Right at the top of the list of objectives for this project we have the overarching need to ensure that this vast dataset of unruly datasets from which applications like mine draws its recursive data don't overburden the servers, the user's computer or the bandwidth of the networks that connect them. Phoenix and LiveView is fantastically efficient and elegant but not to an unlimited extent. Everything has limits. One central concept I've been heading towards putting to the test is to split the data into two separate components - one part that's exclusively about how the data is structured hierarchically and specifically how that hierarchy maps onto the rectangle it is being shown stored using IDs only, in while the heavy duty data with the actual content is handled as close to what Phoenix and LiveView caters for.
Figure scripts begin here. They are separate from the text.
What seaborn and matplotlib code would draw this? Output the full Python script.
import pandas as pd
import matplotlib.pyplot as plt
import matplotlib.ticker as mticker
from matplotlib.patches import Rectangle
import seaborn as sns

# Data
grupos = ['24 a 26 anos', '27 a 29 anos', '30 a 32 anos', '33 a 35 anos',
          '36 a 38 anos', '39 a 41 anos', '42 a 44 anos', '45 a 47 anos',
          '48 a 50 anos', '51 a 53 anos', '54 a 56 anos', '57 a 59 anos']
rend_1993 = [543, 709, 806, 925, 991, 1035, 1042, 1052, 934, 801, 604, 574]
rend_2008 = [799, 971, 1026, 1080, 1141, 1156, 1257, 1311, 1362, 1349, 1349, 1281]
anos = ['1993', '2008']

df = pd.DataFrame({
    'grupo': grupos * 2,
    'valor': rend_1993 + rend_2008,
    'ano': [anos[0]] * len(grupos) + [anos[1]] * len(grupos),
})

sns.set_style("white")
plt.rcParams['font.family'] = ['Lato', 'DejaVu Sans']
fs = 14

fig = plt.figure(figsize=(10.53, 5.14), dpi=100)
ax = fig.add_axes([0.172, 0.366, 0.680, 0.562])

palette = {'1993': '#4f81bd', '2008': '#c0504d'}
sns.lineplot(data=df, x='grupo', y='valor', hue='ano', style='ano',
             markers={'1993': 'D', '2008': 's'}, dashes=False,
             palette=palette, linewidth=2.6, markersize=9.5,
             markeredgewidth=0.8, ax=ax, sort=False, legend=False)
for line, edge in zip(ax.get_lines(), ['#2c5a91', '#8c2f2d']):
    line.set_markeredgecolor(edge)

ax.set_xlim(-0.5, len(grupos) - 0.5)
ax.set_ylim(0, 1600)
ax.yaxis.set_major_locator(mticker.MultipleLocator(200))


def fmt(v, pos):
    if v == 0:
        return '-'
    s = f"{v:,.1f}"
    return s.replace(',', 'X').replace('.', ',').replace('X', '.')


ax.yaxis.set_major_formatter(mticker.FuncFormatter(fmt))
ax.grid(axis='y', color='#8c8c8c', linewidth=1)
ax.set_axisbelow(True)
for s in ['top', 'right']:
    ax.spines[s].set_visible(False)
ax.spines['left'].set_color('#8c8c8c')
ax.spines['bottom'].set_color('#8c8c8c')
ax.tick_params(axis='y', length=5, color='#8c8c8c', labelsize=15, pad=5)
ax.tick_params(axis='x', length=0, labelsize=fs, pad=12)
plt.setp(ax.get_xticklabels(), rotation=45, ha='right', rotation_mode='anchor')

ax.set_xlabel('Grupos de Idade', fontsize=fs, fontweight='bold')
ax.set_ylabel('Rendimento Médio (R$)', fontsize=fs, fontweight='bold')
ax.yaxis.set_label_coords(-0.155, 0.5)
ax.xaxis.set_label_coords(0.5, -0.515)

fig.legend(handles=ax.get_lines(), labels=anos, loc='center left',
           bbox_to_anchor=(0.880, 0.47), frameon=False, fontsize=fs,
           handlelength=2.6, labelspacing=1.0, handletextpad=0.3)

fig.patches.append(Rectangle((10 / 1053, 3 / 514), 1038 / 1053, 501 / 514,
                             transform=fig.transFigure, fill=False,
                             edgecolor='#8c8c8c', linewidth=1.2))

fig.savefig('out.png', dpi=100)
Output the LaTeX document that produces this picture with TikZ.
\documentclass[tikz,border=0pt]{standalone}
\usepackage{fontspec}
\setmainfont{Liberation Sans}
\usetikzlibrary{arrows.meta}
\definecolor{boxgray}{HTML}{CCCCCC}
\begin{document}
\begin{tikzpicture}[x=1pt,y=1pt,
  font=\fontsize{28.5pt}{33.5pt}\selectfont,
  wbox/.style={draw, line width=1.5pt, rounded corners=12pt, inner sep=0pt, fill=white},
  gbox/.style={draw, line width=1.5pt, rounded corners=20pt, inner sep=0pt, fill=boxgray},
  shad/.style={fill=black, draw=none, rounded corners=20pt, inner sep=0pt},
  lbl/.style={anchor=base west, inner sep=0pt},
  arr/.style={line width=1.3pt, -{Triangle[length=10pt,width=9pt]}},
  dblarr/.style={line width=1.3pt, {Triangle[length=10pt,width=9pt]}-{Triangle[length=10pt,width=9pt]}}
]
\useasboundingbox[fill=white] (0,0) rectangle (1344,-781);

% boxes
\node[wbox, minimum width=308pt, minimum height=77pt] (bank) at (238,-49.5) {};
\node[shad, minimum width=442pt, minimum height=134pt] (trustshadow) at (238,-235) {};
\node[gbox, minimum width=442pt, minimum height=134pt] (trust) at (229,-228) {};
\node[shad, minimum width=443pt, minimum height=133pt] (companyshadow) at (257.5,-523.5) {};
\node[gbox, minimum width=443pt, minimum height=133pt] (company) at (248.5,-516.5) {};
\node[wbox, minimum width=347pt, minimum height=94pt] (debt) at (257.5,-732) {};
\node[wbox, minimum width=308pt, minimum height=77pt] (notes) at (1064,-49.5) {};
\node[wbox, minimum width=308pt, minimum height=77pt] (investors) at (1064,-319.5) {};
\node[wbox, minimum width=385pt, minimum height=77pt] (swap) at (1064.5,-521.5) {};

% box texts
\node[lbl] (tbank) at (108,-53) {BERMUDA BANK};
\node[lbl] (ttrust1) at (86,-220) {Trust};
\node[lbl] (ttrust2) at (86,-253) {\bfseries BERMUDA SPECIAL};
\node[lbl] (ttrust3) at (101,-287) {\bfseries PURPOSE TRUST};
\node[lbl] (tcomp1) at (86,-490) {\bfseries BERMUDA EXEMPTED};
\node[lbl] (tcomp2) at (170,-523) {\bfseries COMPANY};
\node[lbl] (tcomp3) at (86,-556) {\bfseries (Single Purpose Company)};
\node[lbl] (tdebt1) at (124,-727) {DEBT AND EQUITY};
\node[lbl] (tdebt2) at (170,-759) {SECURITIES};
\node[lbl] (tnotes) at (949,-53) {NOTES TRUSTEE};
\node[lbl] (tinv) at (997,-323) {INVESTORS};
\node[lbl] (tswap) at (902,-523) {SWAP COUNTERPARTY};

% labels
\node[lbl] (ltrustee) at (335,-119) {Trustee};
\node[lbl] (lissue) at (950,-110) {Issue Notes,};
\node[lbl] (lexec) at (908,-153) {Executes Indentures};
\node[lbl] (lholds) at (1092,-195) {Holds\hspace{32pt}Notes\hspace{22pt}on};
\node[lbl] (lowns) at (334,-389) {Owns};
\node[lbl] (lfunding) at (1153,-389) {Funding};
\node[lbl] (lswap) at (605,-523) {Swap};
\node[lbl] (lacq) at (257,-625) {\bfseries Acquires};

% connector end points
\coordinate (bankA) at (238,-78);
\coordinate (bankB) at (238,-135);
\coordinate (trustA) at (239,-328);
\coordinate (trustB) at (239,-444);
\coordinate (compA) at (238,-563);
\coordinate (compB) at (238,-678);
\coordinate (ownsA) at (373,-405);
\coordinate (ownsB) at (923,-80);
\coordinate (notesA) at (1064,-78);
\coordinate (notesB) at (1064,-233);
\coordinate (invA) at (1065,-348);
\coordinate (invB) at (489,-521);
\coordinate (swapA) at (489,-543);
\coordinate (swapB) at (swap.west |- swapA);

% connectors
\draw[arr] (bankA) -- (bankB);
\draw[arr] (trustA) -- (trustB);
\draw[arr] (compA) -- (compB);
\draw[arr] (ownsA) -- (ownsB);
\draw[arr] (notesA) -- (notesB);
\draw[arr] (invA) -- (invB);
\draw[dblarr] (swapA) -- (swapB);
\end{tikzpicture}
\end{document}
My idea, despite the protestations of some, is to see if I can make that second part work as it should and could using streams.
The version in the initial upload doesn't use any stream yet and uses only the variant of the pagination routine that assumes nothing is loaded yet and starts from scratch. I'm showing a rather small subset of data at a time right now while I'm working on the basic mechanisms, event handling and layout so it's not that surprising that even with complete reloads for any scroll event in any direction the complete reload with assigns is fast enough to create a smooth scrolling experience without loading bars appearing. But that is nothing to go by once multi-user server loads and non-local network bandwidth and latencies comes into play, so the current acceptable performance is merely a testament that the loading routine has enough grunt to not be the bottleneck in live scenarios.